Compare Interest Rates

The interest rate borrowers obtain on disability loans determines how difficult the repayment process will end up being. When the interest rate is too high, your monthly payments will also be too high. The best loan will have decent interest rates, so you don’t end up spending a lot on interest fees. For example, suppose you get two loan offers for $2,000. One has a 25% APR and the other has a 99% APR. That’s an annual difference of $1,480! The best disability loan helps you save money on interest fees. 

Compare Repayment Terms

Decide how much time you want for repayment before you pick a disability loan. A short repayment term will cost less because you typically pay fewer interest fees. However, choosing an extended repayment length can help you get lower monthly payments. Deciding whether you want to spend more now or later can help you choose the best loan option. 

The Bottom Line 

Financial institutions cannot discriminate against disabled individuals thanks to the Equal Credit Opportunity Act. Most lenders accept alternative income documents, which means people on disability can use their Social Security Disability Insurance (SSDI) or Supplemental Security Income (SSI) as proof of payment. You may qualify for disability loans if you meet the lenders’ qualifications. 

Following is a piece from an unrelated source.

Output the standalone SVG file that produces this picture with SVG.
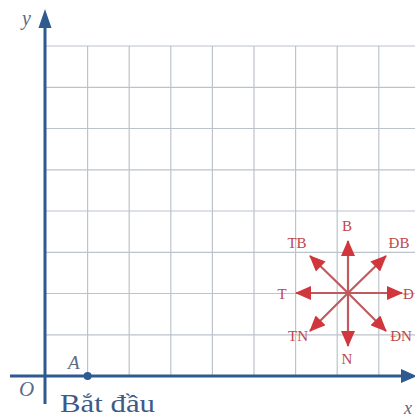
<svg xmlns="http://www.w3.org/2000/svg" width="415" height="418" viewBox="0 0 415 418">
<defs>
<style>
.grid line{stroke:#bcc3cc;stroke-width:1.2}
.axis{stroke:#2f5a8f;stroke-width:3}
.lbl{font-family:"Liberation Serif",serif;font-style:italic;fill:#5b6b86}
.dir{font-family:"Liberation Serif",serif;font-size:15px;fill:#c0464a;text-anchor:middle}
.arr{stroke:#c05a5e;stroke-width:2.2;marker-end:url(#rh)}
</style>
<marker id="rh" viewBox="0 0 16 14" refX="15" refY="7" markerWidth="16" markerHeight="14" markerUnits="userSpaceOnUse" orient="auto">
<path d="M0,0 L16,7 L0,14 Z" fill="#d0363b"/>
</marker>
</defs>
<rect width="415" height="418" fill="#ffffff"/>
<g id="grid" class="grid">
<line x1="46" y1="46" x2="415" y2="46"/>
<line x1="46" y1="87.3" x2="415" y2="87.3"/>
<line x1="46" y1="128.5" x2="415" y2="128.5"/>
<line x1="46" y1="169.8" x2="415" y2="169.8"/>
<line x1="46" y1="211" x2="415" y2="211"/>
<line x1="46" y1="252.3" x2="415" y2="252.3"/>
<line x1="46" y1="293.5" x2="415" y2="293.5"/>
<line x1="46" y1="334.8" x2="415" y2="334.8"/>
<line x1="87.6" y1="46" x2="87.6" y2="376"/>
<line x1="129.2" y1="46" x2="129.2" y2="376"/>
<line x1="170.8" y1="46" x2="170.8" y2="376"/>
<line x1="212.4" y1="46" x2="212.4" y2="376"/>
<line x1="254" y1="46" x2="254" y2="376"/>
<line x1="295.6" y1="46" x2="295.6" y2="376"/>
<line x1="337.2" y1="46" x2="337.2" y2="376"/>
<line x1="378.8" y1="46" x2="378.8" y2="376"/>
</g>
<g id="axes">
<line class="axis" x1="10" y1="376" x2="404" y2="376"/>
<path d="M401,369 L417,376 L401,383 Z" fill="#2f5a8f"/>
<line class="axis" x1="45" y1="404" x2="45" y2="24"/>
<path d="M38.5,28 L45,9 L51.5,28 Z" fill="#2f5a8f"/>
</g>
<g id="labels">
<text class="lbl" x="22" y="25" font-size="20">y</text>
<text class="lbl" x="19" y="396" font-size="21">O</text>
<text class="lbl" x="68" y="369" font-size="19">A</text>
<text class="lbl" x="404" y="414" font-size="18">x</text>
<circle cx="87.6" cy="376" r="4" fill="#2f5a8f"/>
<text x="60" y="412" font-family="'Liberation Serif',serif" font-size="25" fill="#3e5a86" textLength="95" lengthAdjust="spacingAndGlyphs">Bắt đầu</text>
</g>
<g id="compass">
<line class="arr" x1="348" y1="293" x2="348" y2="241"/>
<line class="arr" x1="348" y1="293" x2="348" y2="346"/>
<line class="arr" x1="348" y1="293" x2="402" y2="293"/>
<line class="arr" x1="348" y1="293" x2="296" y2="293"/>
<line class="arr" x1="348" y1="293" x2="386" y2="256"/>
<line class="arr" x1="348" y1="293" x2="310" y2="256"/>
<line class="arr" x1="348" y1="293" x2="386" y2="331"/>
<line class="arr" x1="348" y1="293" x2="310" y2="331"/>
</g>
<g id="dirlabels">
<text class="dir" x="347" y="231">B</text>
<text class="dir" x="297" y="248">TB</text>
<text class="dir" x="399" y="248">ĐB</text>
<text class="dir" x="282" y="299">T</text>
<text class="dir" x="403" y="299" style="text-anchor:start">Đ</text>
<text class="dir" x="401" y="341">ĐN</text>
<text class="dir" x="298" y="341">TN</text>
<text class="dir" x="347" y="364">N</text>
</g>
</svg>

While you are free to apply for disability loans, it’s crucial to assess your financial situation first. Consider how much money you need, how much you want to pay monthly, and how long you wish to pay off the entire loan. Answering these questions can help you pick the most beneficial loan option during a financial emergency. While it’s easy to accept the first loan offer you obtain, it’s ultimately better to take time to compare lenders and loan offers.